Sleaze Scandal in Saxony Merkel's Chief of Staff Under Pressure
A scandal in the eastern state of Saxony is threatening to engulf Chancellor Angela Merkel's right-hand man Thomas de Maiziere. The chief of staff is accused of not doing enough to probe allegations of widespread sleaze in Saxony's political establishement in his previous job.
Chancellery Minister Thomas de Maiziere during a Protestant church convention in Cologne last Sunday.
De Maiziere, who was Saxony's interior minister before Merkel appointed him as head of her chancellery in November 2005, is being criticized for failing to inform regional lawmakers about a secret service investigation into a growing scandal that only became public through newspaper reports last month.
The affair involves bribery, illegal real estate deals and even child prostitution and unsolved killings and reaches into the upper echelons of regional politics, the police and the judicial system of the eastern state of Saxony.

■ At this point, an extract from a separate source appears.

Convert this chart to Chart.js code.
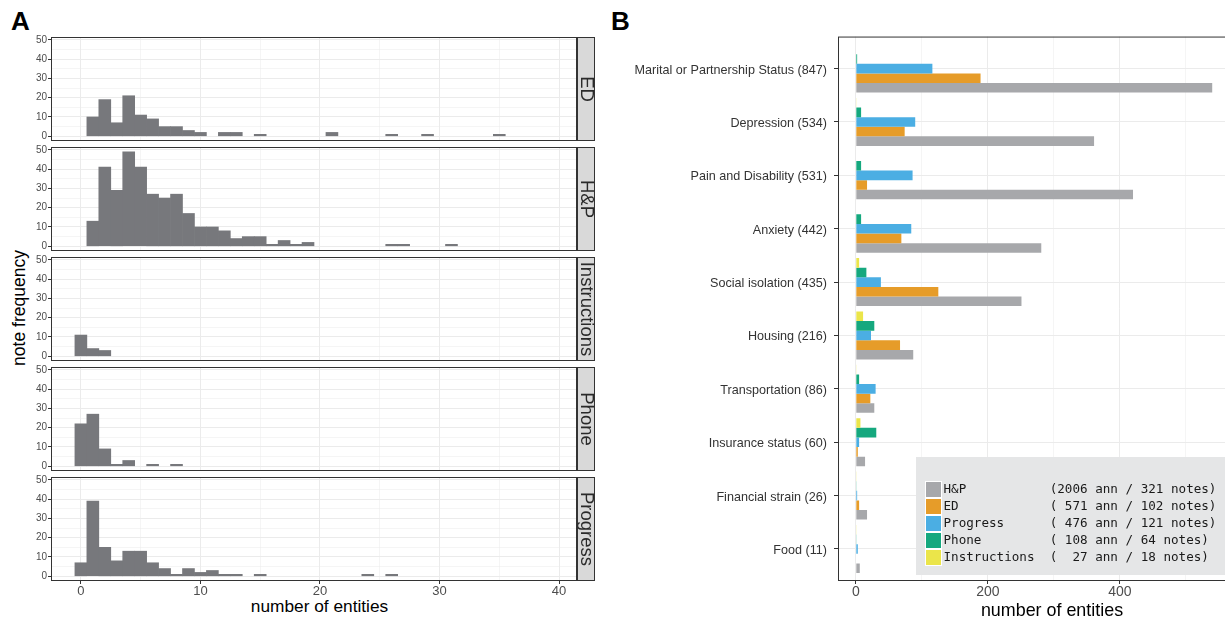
<!DOCTYPE html>
<html>
<head>
<meta charset="utf-8">
<script src="https://cdn.jsdelivr.net/npm/chart.js@4.4.1/dist/chart.umd.min.js"></script>
<style>
  body { margin: 0; width: 1225px; height: 623px; overflow: hidden; background: #fff; position: relative;
         font-family: "Liberation Sans", Arial, sans-serif; }
  canvas { position: absolute; }
  .tag { position: absolute; font-weight: bold; font-size: 26px; line-height: 1; color: #000; }
  .title { position: absolute; white-space: nowrap; line-height: 1; color: #000; }
  #ytitle { left: 20px; top: 308px; font-size: 17.5px; transform: translate(-50%, -50%) rotate(-90deg); }
  #xtitleA { left: 319.5px; top: 607px; font-size: 17.3px; transform: translate(-50%, -50%); }
</style>
</head>
<body>
<div class="tag" style="left:11px;top:8px">A</div>
<div class="tag" style="left:611px;top:8px">B</div>
<div class="title" id="ytitle">note frequency</div>
<div class="title" id="xtitleA">number of entities</div>

<script>
// Panel A: note frequency by number of entities (bin k = k entities)
const facetNames = ['ED', 'H&P', 'Instructions', 'Phone', 'Progress'];
const edBins = [0, 10, 19, 7, 21, 11, 9, 5, 5, 3, 2, 0, 2, 2, 0, 1, 0, 0, 0, 0, 0, 2, 0, 0, 0, 0, 1, 0, 0, 1, 0, 0, 0, 0, 0, 1];
const hpBins = [0, 13, 41, 29, 49, 41, 27, 25, 27, 17, 10, 10, 8, 4, 5, 5, 1, 3, 1, 2, 0, 0, 0, 0, 0, 0, 1, 1, 0, 0, 0, 1];
const instructionsBins = [11, 4, 3];
const phoneBins = [22, 27, 9, 1, 3, 0, 1, 0, 1];
const progressBins = [7, 39, 15, 8, 13, 13, 7, 4, 1, 4, 2, 3, 1, 1, 0, 1, 0, 0, 0, 0, 0, 0, 0, 0, 1, 0, 1];
const facetBins = [edBins, hpBins, instructionsBins, phoneBins, progressBins];
const histXTicks = [0, 5, 10, 15, 20, 25, 30, 35, 40];
const histYTicks = [0, 5, 10, 15, 20, 25, 30, 35, 40, 45, 50];

// Panel B: entities per category and note type
const catNames = ['Marital or Partnership Status', 'Depression', 'Pain and Disability', 'Anxiety',
  'Social isolation', 'Housing', 'Transportation', 'Insurance status', 'Financial strain', 'Food'];
const catTotals = [847, 534, 531, 442, 435, 216, 86, 60, 26, 11];
const hpCounts = [540, 361, 420, 281, 251, 87, 28, 14, 17, 6];
const edCounts = [189, 74, 17, 69, 125, 67, 22, 3, 5, 0];
const progressCounts = [116, 90, 86, 84, 38, 23, 30, 5, 2, 3];
const phoneCounts = [2, 8, 8, 8, 16, 28, 5, 31, 1, 1];
const instructionsCounts = [0, 1, 0, 0, 5, 11, 1, 7, 1, 1];
const seriesNames = ['H&P', 'ED', 'Progress', 'Phone', 'Instructions'];
const seriesCounts = [hpCounts, edCounts, progressCounts, phoneCounts, instructionsCounts];
const seriesColors = ['#a7a8ab', '#e69c29', '#4baee3', '#15a87e', '#ebe54a'];
const annTotals = [2006, 571, 476, 108, 27];
const noteTotals = [321, 102, 121, 64, 18];
const barXTicks = [0, 100, 200, 300, 400, 500, 600];

const FONT = '"Liberation Sans", Arial, sans-serif';
const histColor = '#77787c';
const gridColor = '#ebebeb';
const darkLine = '#333333';
const tickText = '#4d4d4d';

Chart.defaults.font.family = FONT;

// full border round the panel, drawn over the bars like ggplot
const framePlugin = {
  id: 'frame',
  afterDatasetsDraw(chart) {
    const { ctx, chartArea: a } = chart;
    ctx.save();
    ctx.strokeStyle = darkLine;
    ctx.lineWidth = 1;
    ctx.strokeRect(a.left + 0.5, a.top + 0.5, a.right - a.left - 1, a.bottom - a.top - 1);
    ctx.restore();
  }
};

// facet strip on the right side of each histogram
const stripPlugin = {
  id: 'strip',
  afterDraw(chart, args, opts) {
    const { ctx, chartArea: a } = chart;
    const w = 17;
    ctx.save();
    ctx.fillStyle = '#d9d9d9';
    ctx.fillRect(a.right, a.top, w, a.bottom - a.top);
    ctx.strokeStyle = darkLine;
    ctx.lineWidth = 1;
    ctx.strokeRect(a.right + 0.5, a.top + 0.5, w, a.bottom - a.top - 1);
    ctx.translate(a.right + w / 2 + 0.5, (a.top + a.bottom) / 2);
    ctx.rotate(Math.PI / 2);
    ctx.font = '18.5px ' + FONT;
    ctx.fillStyle = '#2a2a2a';
    ctx.textAlign = 'center';
    ctx.textBaseline = 'middle';
    ctx.fillText(opts.label, 0, 0);
    ctx.restore();
  }
};

const isMajor10 = c => c.tick && c.tick.value % 10 === 0;

function makeFacet(i) {
  const last = i === facetNames.length - 1;
  const top = 37 + i * 110;
  const cTop = top - 14;
  const cH = last ? 623 - cTop : 104 + 28;
  const canvas = document.createElement('canvas');
  canvas.width = 600;
  canvas.height = cH;
  canvas.style.left = '0px';
  canvas.style.top = cTop + 'px';
  document.body.appendChild(canvas);

  new Chart(canvas, {
    type: 'bar',
    data: {
      datasets: [{
        // empty bins are left out (null) so no baseline sliver is drawn
        data: facetBins[i].map((n, k) => ({ x: k, y: n > 0 ? n : null })),
        backgroundColor: histColor,
        borderWidth: 0,
        barPercentage: 1,
        categoryPercentage: 1
      }]
    },
    options: {
      responsive: false,
      animation: false,
      events: [],
      layout: { padding: { top: 14, right: 23, bottom: last ? 0 : 14, left: 0 } },
      plugins: { legend: { display: false }, tooltip: { enabled: false }, strip: { label: facetNames[i] } },
      scales: {
        x: {
          type: 'linear', min: -2.5, max: 41.5, offset: false,
          afterBuildTicks: s => { s.ticks = histXTicks.map(v => ({ value: v })); },
          afterFit: s => { s.height = last ? 42 : 0; },
          border: { display: false },
          grid: {
            offset: false, drawTicks: last, tickLength: 3, tickWidth: 1,
            color: gridColor,
            lineWidth: c => isMajor10(c) ? 1 : 0.5,
            tickColor: c => isMajor10(c) ? darkLine : 'rgba(0,0,0,0)'
          },
          ticks: {
            display: last, autoSkip: false, maxRotation: 0, padding: 0,
            color: tickText, font: { size: 13 },
            callback: v => v % 10 === 0 ? String(v) : ''
          }
        },
        y: {
          type: 'linear', min: -2.45, max: 51.45,
          afterBuildTicks: s => { s.ticks = histYTicks.map(v => ({ value: v })); },
          afterFit: s => { s.width = 51; },
          border: { display: false },
          grid: {
            drawTicks: true, tickLength: 3, tickWidth: 1,
            color: gridColor,
            lineWidth: c => isMajor10(c) ? 1 : 0.5,
            tickColor: c => isMajor10(c) ? darkLine : 'rgba(0,0,0,0)'
          },
          ticks: {
            autoSkip: false, padding: 1, color: tickText, font: { size: 10 },
            callback: v => v % 10 === 0 ? String(v) : ''
          }
        }
      }
    },
    plugins: [framePlugin, stripPlugin]
  });
}

facetNames.forEach((n, i) => makeFacet(i));

// legend box inside panel B, monospace text
const legendPlugin = {
  id: 'noteLegend',
  afterDraw(chart) {
    const { ctx } = chart;
    const ox = 610, oy = 22;
    const boxX = 916 - ox, boxY = 457 - oy;
    const keyX = 925 - ox, keyY = 481 - oy, keyW = 17, keyH = 17;
    ctx.save();
    ctx.fillStyle = '#e5e6e7';
    ctx.fillRect(boxX, boxY, chart.width - boxX, 118);
    ctx.font = '12.6px "DejaVu Sans Mono", monospace';
    ctx.textBaseline = 'middle';
    ctx.textAlign = 'left';
    seriesNames.forEach((name, i) => {
      const y = keyY + i * keyH;
      ctx.fillStyle = seriesColors[i];
      ctx.fillRect(keyX, y, keyW, keyH);
      ctx.strokeStyle = '#ffffff';
      ctx.lineWidth = 1;
      ctx.strokeRect(keyX + 0.5, y + 0.5, keyW - 1, keyH - 1);
      const label = name.padEnd(14) + '(' + String(annTotals[i]).padStart(4) + ' ann / ' + noteTotals[i] + ' notes)';
      ctx.fillStyle = '#1a1a1a';
      ctx.fillText(label, 943.5 - ox, y + keyH / 2 + 0.5);
    });
    ctx.restore();
  }
};

const nCat = catNames.length;
const catLabels = catNames.map((n, i) => n + ' (' + catTotals[i] + ')');
const catTicks = catNames.map((n, i) => i);

// the panel runs past the right edge of the picture, as in the cropped original
const barCanvas = document.createElement('canvas');
barCanvas.width = 658;
barCanvas.height = 601;
barCanvas.style.left = '610px';
barCanvas.style.top = '22px';
document.body.appendChild(barCanvas);

// datasets listed top-to-bottom inside each group (reverse of legend order)
const barDatasets = seriesNames.map((name, i) => ({
  label: name,
  data: seriesCounts[i].map((v, c) => ({ x: v, y: nCat - 1 - c })),
  backgroundColor: seriesColors[i],
  borderWidth: 0,
  barPercentage: 1,
  categoryPercentage: 0.9
})).reverse();

new Chart(barCanvas, {
  type: 'bar',
  data: { datasets: barDatasets },
  options: {
    indexAxis: 'y',
    responsive: false,
    animation: false,
    events: [],
    layout: { padding: { top: 14, right: 2, bottom: 0, left: 0 } },
    plugins: { legend: { display: false }, tooltip: { enabled: false } },
    scales: {
      y: {
        type: 'linear', min: -0.6, max: nCat - 0.4, offset: false,
        afterBuildTicks: s => { s.ticks = catTicks.map(v => ({ value: v })); },
        afterFit: s => { s.width = 228; },
        border: { display: false },
        grid: { offset: false, color: gridColor, lineWidth: 1, tickLength: 4, tickWidth: 1, tickColor: darkLine },
        ticks: {
          autoSkip: false, padding: 7, labelOffset: 1.5, color: '#333', font: { size: 12.6 },
          callback: v => catLabels[nCat - 1 - v]
        }
      },
      x: {
        type: 'linear', min: -27, max: 621.5,
        afterBuildTicks: s => { s.ticks = barXTicks.map(v => ({ value: v })); },
        afterFit: s => { s.height = 42; },
        border: { display: false },
        grid: {
          color: gridColor, tickLength: 3, tickWidth: 1,
          lineWidth: c => c.tick && c.tick.value % 200 === 0 ? 1 : 0.5,
          tickColor: c => c.tick && c.tick.value % 200 === 0 ? darkLine : 'rgba(0,0,0,0)'
        },
        ticks: {
          autoSkip: false, maxRotation: 0, padding: 0, color: tickText, font: { size: 14 },
          callback: v => v % 200 === 0 ? String(v) : ''
        },
        title: {
          display: true, text: 'number of entities', color: '#000',
          font: { size: 17.9 }, padding: { top: 0, bottom: 1.6 }
        }
      }
    }
  },
  plugins: [framePlugin, legendPlugin]
});
</script>
</body>
</html>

Media reports say secret service documents contain information about links between organized crime and judges, prosecutors, police and politicians.
De Maiziere has said he didn't have enough information on the case to warrant informing the state parliament's oversight committee while he was interior minister. However, official documents show the regional intelligence service found out about the scandal between April and July 2005, and the service said it passed the information on to de Maiziere's interior ministry. De Maiziere's successor Albrecht Buttolo also faces criticism for not ordering an investigation earlier.
The pressure on de Maziere, who coordinates Germany's various intelligence services in his role of Merkel's chief of staff, has been building steadily. The opposition in the Saxony parliament has formed an investigating committee to shed light on the scandal and opposition lawmakers in the Bundestag federal parliament have levelled accusations at him.
"De Maiziere should take a leave of absence from his position as secret service coordinator until the investigating committee in Saxony presents its report," the parliamentary manager of the opposition liberal Free Democrats in the Bundestag, Jan Mücke, told Berliner Zeitung newspaper.
The legal policy spokesman for the opposition Greens, Jerzy Montag, told Rheinische Post newspaper that the federal parliament should investigate the Saxony corruption scandal. Montag said there were "certain questions" regarding de Maiziere's actions given that he coordinates Germany's intelligence agencies. Given the scandal one has to ask how de Maiziere decides what a parliament needs to know and what it doesn't, said Montag.
De Maiziere himself says he is "quite relaxed" about the investigation. Asked in an interview on ARD television on Monday if he will keep his job, he said: "Of course."